Pollard and Moussaoui essentially participated in the same conflict - Pollard on the Free World's side and Moussaoui on the side of Islamic Jihadism. The American legal system failed to identify Moussaoui as the combatant he is, just as it refused to admit that Pollard wasn't inimical to American security. With such underlying cognitive malfunction, no wonder there's no differentiation in penalty.
The preposterousness of it all, moreover, has bred a situation in which no leniency was shown Pollard but lots was extended to Moussaoui. Remember the ancient Jewish adage? "He who is merciful to the cruel is bound to be cruel to the merciful."
Mind you, this is no cause for Israelis to deride American judicial foolishness. At least, as the injustice to Pollard evinces, the American penalty phase can be inflexibly stern. Moussaoui may end up rotting in Colorado's federal "Supermax," where he'll be kept in solitary, deprived of any contact other than with guards and officials. There will be no visitors - no family, friends or spiritual mentors. Nobody. The plan is to cut Moussaoui off from the world and make him a nonentity.
NO WAY would he have been treated as severely in an Israeli Supermax. Just see how Fatah-Tanzim terror kingpin Marwan Barghouti actively conducts business via his very comfortable Israeli prison quarters, where he formulates - in concert with Hamas inmates - terms of surrender dictated jointly to Israel.
Just the other day the convicted murderer, serving five life terms plus 40 years, granted yet another interview from behind bars, this time telling the Lebanese al-Shiraa weekly that the PA's Hamas overlords must continue fighting Israel until it submits to their "sacred Right of Return" - code terminology for overrunning Israel with millions of hostile Arabs, thereby terminating its existence as a Jewish state.
Like Moussaoui, Barghouti was tried as a criminal and given all the breaks of ordinary due process. Like Moussaoui, he exploited the courtroom for propaganda antics. As in America, the press here hung on his every utterance and amplified it. But it's highly unlikely that Moussaoui will be able to run Barghouti-like for elected office from his American cell, issue operative commands and become a political headliner.
Israeli prisons are indeed unique. Not only do the most dangerous terrorists therein get hold of phones, but recently Hamas overtly conducted a mass rally in a southern Israeli maximum-security penitentiary, where scores of convicts congregated in the courtyard, which they festooned with Hamas Islamic-green banners and Palestinian flags.
A stage and speakers' rostrum were erected. The backdrop decor was a giant collage, displaying the Hamas emblem, portraits of Hamas leaders, slogans calling for Jihad against Israel and pictures of RPGs underscored by the motto "we'll continue." White plastic chairs were neatly arranged for the "audience," who cheered the invective hurled at the Zionist state and freely photographed the occasion - all under the disinterested eyes of passive Israeli wardens. The snapshots are available for viewing on the Web.

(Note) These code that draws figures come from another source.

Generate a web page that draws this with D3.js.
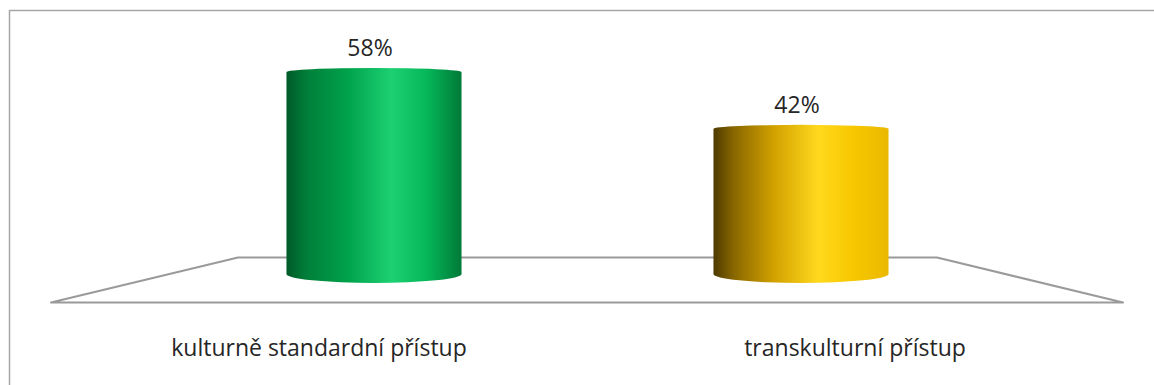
<!DOCTYPE html>
<html>
<head>
<meta charset="utf-8">
<script src="https://cdn.jsdelivr.net/npm/d3@7"></script>
<style>
  html, body { margin: 0; padding: 0; background: #fff; }
  svg { display: block; }
</style>
</head>
<body>
<svg id="chart" width="1154" height="385"></svg>
<script>
// Chart data
const categories = ["kulturně standardní přístup", "transkulturní přístup"];
const values = [58, 42];
const valueLabels = ["58%", "42%"];
const colorKeys = ["green", "gold"];

const svg = d3.select("#chart");
const font = "'Open Sans', sans-serif";

// Outer frame (open on the right and bottom, as clipped)
svg.append("path")
  .attr("d", "M9.5,385 L9.5,10.5 L1154,10.5")
  .attr("fill", "none").attr("stroke", "#a6a6a6").attr("stroke-width", 1.5);

// Gradients for the cylinders
const defs = svg.append("defs");
const gradStops = {
  green: [[0, "#005a28"], [0.12, "#00803a"], [0.35, "#00a24c"], [0.6, "#1dd173"], [0.8, "#06b75a"], [1, "#007a38"]],
  gold: [[0, "#4e3a00"], [0.12, "#8a6800"], [0.35, "#d3a200"], [0.6, "#ffd91e"], [0.8, "#f7c700"], [1, "#eab800"]]
};
Object.entries(gradStops).forEach(([k, stops]) => {
  const g = defs.append("linearGradient").attr("id", "grad-" + k)
    .attr("x1", "0%").attr("x2", "100%").attr("y1", "0%").attr("y2", "0%");
  stops.forEach(([o, c]) => g.append("stop").attr("offset", o).attr("stop-color", c));
});

// Floor (3D plane in perspective)
const floorBackY = 257.5, floorFrontY = 302.5;
const floorBack = [238, 937], floorFront = [51, 1123];
svg.append("path")
  .attr("d", `M${floorFront[0]},${floorFrontY} L${floorBack[0]},${floorBackY} L${floorBack[1]},${floorBackY} L${floorFront[1]},${floorFrontY} Z`)
  .attr("fill", "none").attr("stroke", "#9a9a9a").attr("stroke-width", 2).attr("stroke-linejoin", "round");

// Scales
const xLabel = d3.scaleBand().domain(categories).range(floorFront).padding(0);
const xBar = d3.scaleBand().domain(categories).range([160.5, 1014.5]).paddingInner(0.59).paddingOuter(0.295);
const y = d3.scaleLinear().domain([0, 58]).range([278, 72]);

const ryTop = 4, ryBottom = 9;

const bars = svg.append("g").selectAll("g.bar")
  .data(categories.map((c, i) => ({ c, v: values[i], label: valueLabels[i], key: colorKeys[i] })))
  .join("g").attr("class", "bar");

bars.append("path")
  .attr("fill", d => `url(#grad-${d.key})`)
  .attr("d", d => {
    const x0 = xBar(d.c), w = xBar.bandwidth(), x1 = x0 + w;
    const yt = y(d.v), yb = y(0) - 4;
    const r = w / 2;
    return `M${x0},${yt} A${r},${ryTop} 0 0 1 ${x1},${yt} L${x1},${yb} A${r},${ryBottom} 0 0 1 ${x0},${yb} Z`;
  });

// Value labels
bars.append("text")
  .attr("x", d => xBar(d.c) + xBar.bandwidth() / 2 - 4)
  .attr("y", d => y(d.v) - 16)
  .attr("text-anchor", "middle")
  .attr("font-family", font).attr("font-size", 23).attr("fill", "#262626")
  .text(d => d.label);

// Category labels
svg.append("g").selectAll("text")
  .data(categories)
  .join("text")
  .attr("x", d => xLabel(d) + xLabel.bandwidth() / 2)
  .attr("y", 356)
  .attr("text-anchor", "middle")
  .attr("font-family", font).attr("font-size", 23).attr("fill", "#262626")
  .text(d => d);
</script>
</body>
</html>
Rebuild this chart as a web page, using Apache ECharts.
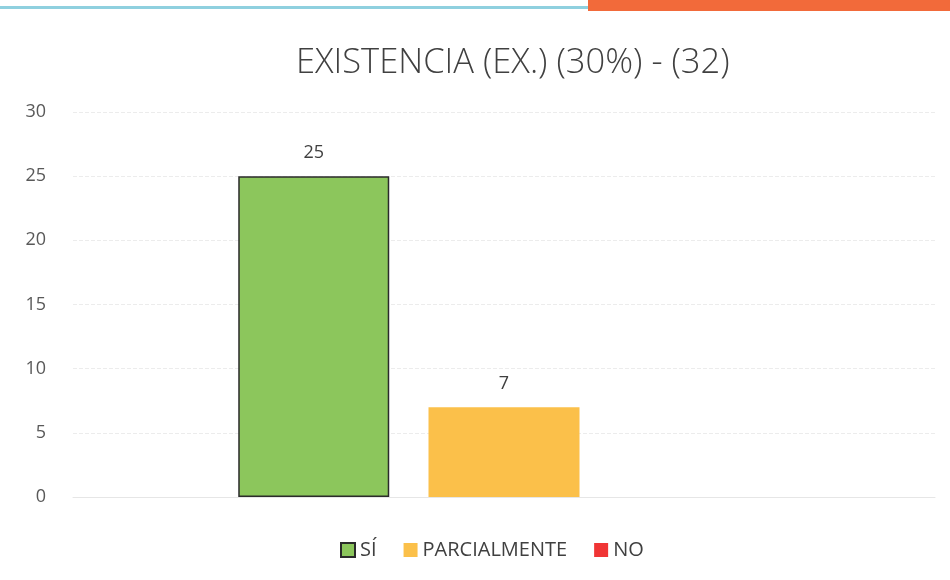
<!DOCTYPE html>
<html>
<head>
<meta charset="utf-8">
<script src="https://cdn.jsdelivr.net/npm/echarts@6/dist/echarts.min.js"></script>
<style>
  html, body { margin: 0; padding: 0; background: #fff; }
  #chart { width: 950px; height: 580px; }
</style>
</head>
<body>
<div id="chart"></div>
<script>
const categories = ['EXISTENCIA'];
const seriesNames = ['SÍ', 'PARCIALMENTE', 'NO'];
const siValues = [25];
const parcialValues = [7];
const noValues = [0];
const yTicks = [0, 5, 10, 15, 20, 25, 30];

const chart = echarts.init(document.getElementById('chart'));

const labelStyle = {
  show: true,
  position: 'top',
  distance: 14,
  color: '#404040',
  fontSize: 18,
  fontFamily: '"Open Sans", sans-serif',
};

const options = {
  animation: false,
  backgroundColor: '#fff',
  graphic: [
    { type: 'rect', shape: { x: 0, y: 6, width: 590, height: 3 }, style: { fill: '#8fd0df' } },
    { type: 'rect', shape: { x: 588, y: 0, width: 362, height: 11 }, style: { fill: '#f26a3a' } },
  ],
  title: {
    text: 'EXISTENCIA (EX.) (30%) - (32)',
    left: 291,
    top: 41,
    textStyle: {
      color: '#404040',
      fontSize: 34.5,
      fontWeight: 300,
      fontFamily: '"Open Sans", sans-serif',
    },
  },
  legend: {
    top: 535,
    left: 335,
    itemWidth: 14,
    itemHeight: 14,
    itemGap: 27,
    icon: 'rect',
    textStyle: {
      color: '#404040',
      fontSize: 20,
      padding: [0, 0, 0, 0],
      fontFamily: '"Open Sans", sans-serif',
    },
    data: seriesNames,
  },
  grid: {
    left: 73,
    right: 15,
    top: 112,
    bottom: 83,
  },
  xAxis: {
    type: 'category',
    data: categories,
    axisLine: { show: true, lineStyle: { color: '#e6e6e6' } },
    axisTick: { show: false },
    axisLabel: { show: false },
  },
  yAxis: {
    type: 'value',
    min: yTicks[0],
    max: yTicks[yTicks.length - 1],
    interval: 5,
    axisLine: { show: false },
    axisTick: { show: false },
    axisLabel: {
      color: '#595959',
      fontSize: 18,
      margin: 27,
      fontFamily: '"Open Sans", sans-serif',
    },
    splitLine: {
      lineStyle: { color: '#ececec', type: 'dashed' },
    },
  },
  series: [
    {
      name: seriesNames[0],
      type: 'bar',
      data: siValues,
      barWidth: 151,
      barGap: '26%',
      itemStyle: { color: '#8cc65c', borderColor: '#2b2b2b', borderWidth: 1.5 },
      label: labelStyle,
    },
    {
      name: seriesNames[1],
      type: 'bar',
      data: parcialValues,
      barWidth: 151,
      barGap: '26%',
      itemStyle: { color: '#fbc04a' },
      label: labelStyle,
    },
    {
      name: seriesNames[2],
      type: 'bar',
      data: noValues,
      barWidth: 151,
      barGap: '26%',
      itemStyle: { color: '#f03535' },
      label: { show: false },
    },
  ],
};

chart.setOption(options);
</script>
</body>
</html>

Terrorist lifers in Israel don't expect to end their existence in captivity.
They bank on Israel's gullibility and its revolving-door wrongheadedness, which has already released some of the world's worst villains regardless of what Israeli judges meted out.
Indeed word is that, among its recent harebrained inanities, Israel is doing its darndest to rid itself of the voluble Barghouti and has already twice (unsuccessfully thus far) badgered the Americans that he be exchanged for…Pollard! Pollard is deeply offended by Israel's insulting equation. Barghouti swaggers on insolently.